Once children help construct a text, the text becomes a “just right” text for teaching. It can be used during whole and small group instruction for modeling reading strategies. It can be read and reread by students during independent reading. Since the students wrote the text and read it as a class, the text level and language structure are no longer problems. They now have a text that they can read with understanding that is relevant and meaningful to them.
Using a Familiar Text When Teaching Reading Strategies
Rereading can be used in a variety of ways to teach strategies. For English language learners, the more rereading the better. We are observing teachers reading the same book aloud again and again, each time encouraging and modeling a higher level of thinking skills. Students can then also reread these same texts during reader’s workshop with a partner or independently. When these students hear a text for the 3rd and 4th time they can use what they learned during prior readings to construct a deeper understanding of the text. Now searching for a “just-right level text” is no longer an issue, and this text is a perfect match for many children in the class because the text is so familiar. Students are now better able to share their thinking with their peers and build their knowledge of English.

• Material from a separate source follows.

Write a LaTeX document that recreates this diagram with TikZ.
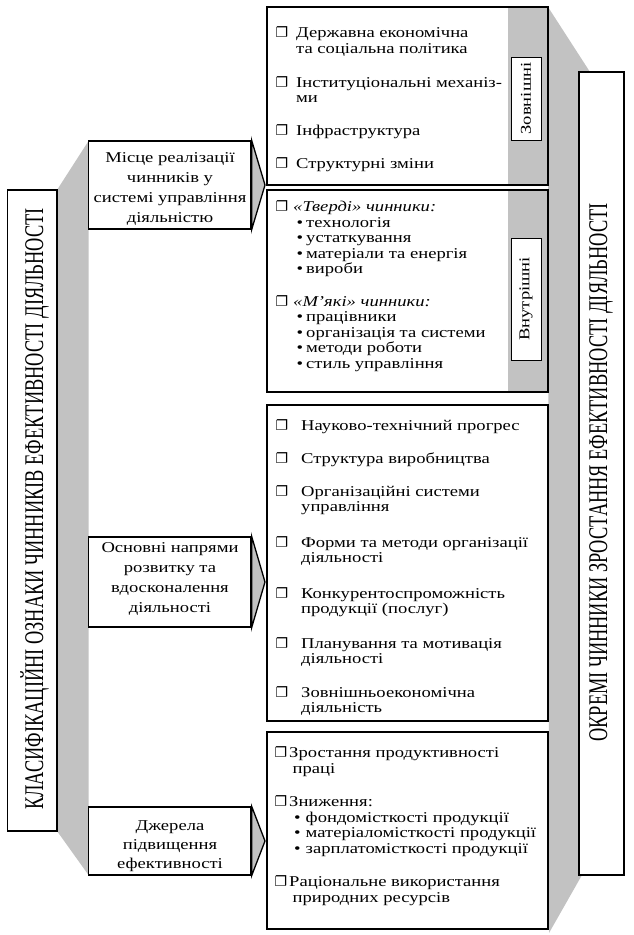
\documentclass[tikz,border=0pt]{standalone}
\usepackage{fontspec}
\setmainfont{Liberation Serif}[FakeStretch=1.24]
\newfontfamily\colfont{Liberation Serif}[FakeStretch=0.68]
\newfontfamily\symfont{DejaVu Sans}
\tikzset{
  box/.style={draw=black, line width=1.3pt, fill=white, inner sep=0pt, rectangle},
  band/.style={fill=black!24},
  tri/.style={fill=black!24, draw=black, line width=1.3pt, line join=miter},
  vlab/.style={draw=black, line width=0.8pt, fill=white, inner sep=0pt, font=\fontsize{15}{15}\selectfont},
  txt/.style={anchor=base west, inner sep=0pt, font=\fontsize{15}{15}\selectfont},
  labtxt/.style={anchor=base, inner sep=0pt, font=\fontsize{15}{15}\selectfont},
  cbx/.style={anchor=base, inner sep=0pt, font=\symfont\fontsize{14}{14}\selectfont},
  bul/.style={anchor=base, inner sep=0pt, font=\fontsize{15}{15}\selectfont},
  coltxt/.style={inner sep=0pt, font=\colfont\fontsize{27}{27}\selectfont},
}
\newcommand\itline[4]{\node[txt] (#1) at (#2,#3) {#4};}
\newcommand\itcb[3]{\node[cbx] (#1) at (#2,#3) {❐};}
\newcommand\itbul[3]{\node[bul] (#1) at (#2,#3) {•};}
\newcommand\labline[4]{\node[labtxt] (#1) at (#2,#3) {#4};}
\begin{document}
\begin{tikzpicture}[x=1pt,y=-1pt]
\useasboundingbox (0,0) rectangle (634,935);
% grey bands
\fill[band] (57,190) -- (88.5,141) -- (88.5,875) -- (57,831) -- cycle;
\fill[band] (548,7) -- (590,72) -- (590,875) -- (582,875) -- (549,933) -- cycle;

% columns
\node[box, minimum width=49.5pt, minimum height=641pt] (lcol) at (32.25,510.5) {};
\node[coltxt, rotate=90, anchor=base] (ltxt) at (43,509) {КЛАСИФІКАЦІЙНІ ОЗНАКИ ЧИННИКІВ ЕФЕКТИВНОСТІ ДІЯЛЬНОСТІ};
\node[box, minimum width=45pt, minimum height=803pt] (rcol) at (601.5,473.5) {};
\node[coltxt, rotate=90, anchor=base] (rtxt) at (607,472.5) {ОКРЕМІ ЧИННИКИ ЗРОСТАННЯ ЕФЕКТИВНОСТІ ДІЯЛЬНОСТІ};

% content boxes
\node[box, minimum width=281pt, minimum height=178pt] (b1) at (407.5,96) {};
\fill[band] (508,7.65) rectangle (547.35,184.35);
\node[vlab, rotate=90, minimum width=83pt, minimum height=30pt] (zl) at (526,98.5) {Зовнішні};
\node[box, minimum width=281pt, minimum height=202pt] (b2) at (407.5,291) {};
\fill[band] (508,190.65) rectangle (547.35,391.35);
\node[vlab, rotate=90, minimum width=122pt, minimum height=30pt] (vl) at (526,299) {Внутрішні};
\node[box, minimum width=281pt, minimum height=316pt] (b3) at (407.5,563) {};
\node[box, minimum width=281pt, minimum height=197pt] (b4) at (407.5,830.5) {};

% label boxes with arrow tips
\node[box, minimum width=162.5pt, minimum height=88pt] (l1) at (169.75,185) {};
\coordinate (t1) at (265,185);
\filldraw[tri] (l1.north east) -- (t1) -- (l1.south east) -- cycle;
\labline{l1a}{170}{162}{Місце реалізації}
\labline{l1b}{170}{182}{чинників у}
\labline{l1c}{170}{202}{системі управління}
\labline{l1d}{170}{222}{діяльністю}

\node[box, minimum width=162.5pt, minimum height=90pt] (l2) at (169.75,582) {};
\coordinate (t2) at (265,582);
\filldraw[tri] (l2.north east) -- (t2) -- (l2.south east) -- cycle;
\labline{l2a}{170}{552}{Основні напрями}
\labline{l2b}{170}{572}{розвитку та}
\labline{l2c}{170}{592}{вдосконалення}
\labline{l2d}{170}{612}{діяльності}

\node[box, minimum width=162.5pt, minimum height=68pt] (l3) at (169.75,841) {};
\coordinate (t3) at (265,841);
\filldraw[tri] (l3.north east) -- (t3) -- (l3.south east) -- cycle;
\labline{l3a}{170}{830}{Джерела}
\labline{l3b}{170}{849}{підвищення}
\labline{l3c}{170}{868}{ефективності}

% box 1 items
\itcb{c11}{282}{37}  \itline{i11}{296}{37}{Державна економічна}
\itline{i11b}{296}{53}{та соціальна політика}
\itcb{c12}{282}{87}  \itline{i12}{296}{87}{Інституціональні механіз-}
\itline{i12b}{296}{102.5}{ми}
\itcb{c13}{282}{135} \itline{i13}{296}{135}{Інфраструктура}
\itcb{c14}{282}{168} \itline{i14}{296}{168}{Структурні зміни}

% box 2 items
\itcb{c21}{282}{211.5} \itline{i21}{293}{211.5}{\itshape «Тверді» чинники:}
\itbul{u21}{300}{227}   \itline{i21a}{306}{227}{технологія}
\itbul{u22}{300}{242.5} \itline{i21b}{306}{242.5}{устаткування}
\itbul{u23}{300}{258}   \itline{i21c}{306}{258}{матеріали та енергія}
\itbul{u24}{300}{273.5} \itline{i21d}{306}{273.5}{вироби}
\itcb{c22}{282}{306}   \itline{i22}{293}{306}{\itshape «М’які» чинники:}
\itbul{u25}{300}{321.5} \itline{i22a}{306}{321.5}{працівники}
\itbul{u26}{300}{337}   \itline{i22b}{306}{337}{організація та системи}
\itbul{u27}{300}{352.5} \itline{i22c}{306}{352.5}{методи роботи}
\itbul{u28}{300}{368}   \itline{i22d}{306}{368}{стиль управління}

% box 3 items
\itcb{c31}{282}{430} \itline{i31}{301}{430}{Науково-технічний прогрес}
\itcb{c32}{282}{463} \itline{i32}{301}{463}{Структура виробництва}
\itcb{c33}{282}{496} \itline{i33}{301}{496}{Організаційні системи}
\itline{i33b}{301}{511}{управління}
\itcb{c34}{282}{547} \itline{i34}{301}{547}{Форми та методи організації}
\itline{i34b}{301}{562}{діяльності}
\itcb{c35}{282}{598} \itline{i35}{301}{598}{Конкурентоспроможність}
\itline{i35b}{301}{613.5}{продукції (послуг)}
\itcb{c36}{282}{648} \itline{i36}{301}{648}{Планування та мотивація}
\itline{i36b}{301}{663}{діяльності}
\itcb{c37}{282}{697} \itline{i37}{301}{697}{Зовнішньоекономічна}
\itline{i37b}{301}{712}{діяльність}

% box 4 items
\itcb{c41}{281}{757} \itline{i41}{289}{757}{Зростання продуктивності}
\itline{i41b}{292.5}{773}{праці}
\itcb{c42}{281}{806} \itline{i42}{289}{806}{Зниження:}
\itbul{u41}{297.5}{822}   \itline{i42a}{305.5}{822}{фондомісткості продукції}
\itbul{u42}{297.5}{837.5} \itline{i42b}{305.5}{837.5}{матеріаломісткості продукції}
\itbul{u43}{297.5}{853}   \itline{i42c}{305.5}{853}{зарплатомісткості продукції}
\itcb{c43}{281}{886} \itline{i43}{289}{886}{Раціональне використання}
\itline{i43b}{292.5}{902}{природних ресурсів}
\end{tikzpicture}
\end{document}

These teachers and their English language learners have helped us to expand our knowledge of picking “just-right books” for the reading workshop. When we pay particular attention to the language structures in the text, select books around one topic, and think carefully about the student’s background knowledge, we find that many English language learners are successful in learning to read. This process has not only helped the students acquire new knowledge and brought excitement back into the curriculum, but it has also reduced the amount of teaching time being devoted to building background knowledge. Ultimately, reading is about constructing meaning. If we remember to analyze and select texts through this lens – for our English language learners in particular as well as the others in our classrooms – then we can support all our students in learning that the true work of a reader is to make sense of texts.